From the day analysis, it is clear that the weekends are not so revenue generating. A taxi driving on saturday only makes 147$ but makes 187 on Friday. One drawback of this analysis is that to be more precise, we would need the time at which the drivers start working and stop working.


In [None]:
#next which part of the day is more revenue generating
df_loc=df5.groupby(['part_of_day', 'part_of_day1']).agg( {'fare': np.sum, 'part_of_day':pd.Series.value_counts})
df_loc['fare_per_ride']= df_loc['fare']/df_loc['part_of_day']
df_loc2=df5.groupby([ 'date_dt','part_of_day','part_of_day1']).agg({ 'taxi_id':pd.Series.nunique, 'fare': np.sum })
df_loc2['revenue_per_taxi']=df_loc2['fare']/df_loc2['taxi_id']
df_loc2=df_loc2.groupby([ 'part_of_day' , 'part_of_day1']).revenue_per_taxi.mean()
df_loc['revenue_per_part_day']=df_loc2
df_loc = df_loc.sort_values(by='part_of_day1')

# Chart time of the day / revenue per taxi durign this time period
xaxis=['night', 'morning','afternoon', 'evening' ]
plt.plot(xaxis, df_loc['revenue_per_part_day'])
plt.ylabel('average revenue per taxi depending on the part of the day')
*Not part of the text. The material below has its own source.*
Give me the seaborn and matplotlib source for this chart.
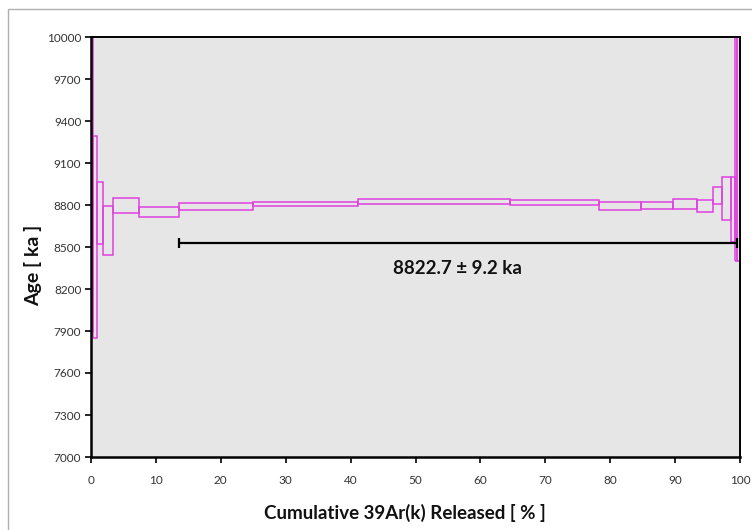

No real doubt or surprice here, afternoon and evening are more revenue generating

In [None]:
df_loc2=df5.groupby([ 'date_dt','part_of_day' ,'part_of_day1','day1']).agg({ 'taxi_id':pd.Series.nunique, 'fare': np.sum,'day':np.max ,'day1':np.max , 'part_of_day1':np.max  })
df_loc2['revenue_per_taxi']=df_loc2['fare']/df_loc2['taxi_id']
df_loc2=df_loc2.groupby([ 'day', 'part_of_day']).agg({ 'revenue_per_taxi': np.mean , 'part_of_day1':np.max,'day1':np.max })
df_loc2= df_loc2.sort_values(by=['day1','part_of_day1'])

df_loc2 = df_loc2.drop(columns = ['day1','part_of_day1'])

#chart bar: for each time period during 1 week
df_loc2.plot(kind='bar')
plt.ylabel('average revenue per taxi depending on the part of the day')

Putting is all together, we do get another picture. The night during the week are to be avoided. But the morning are almost as good as the afternoon or the evening during the first 4 days of the weak.
During the weekend, there is a large peak on sunday night due to the clubing and go out during the that night.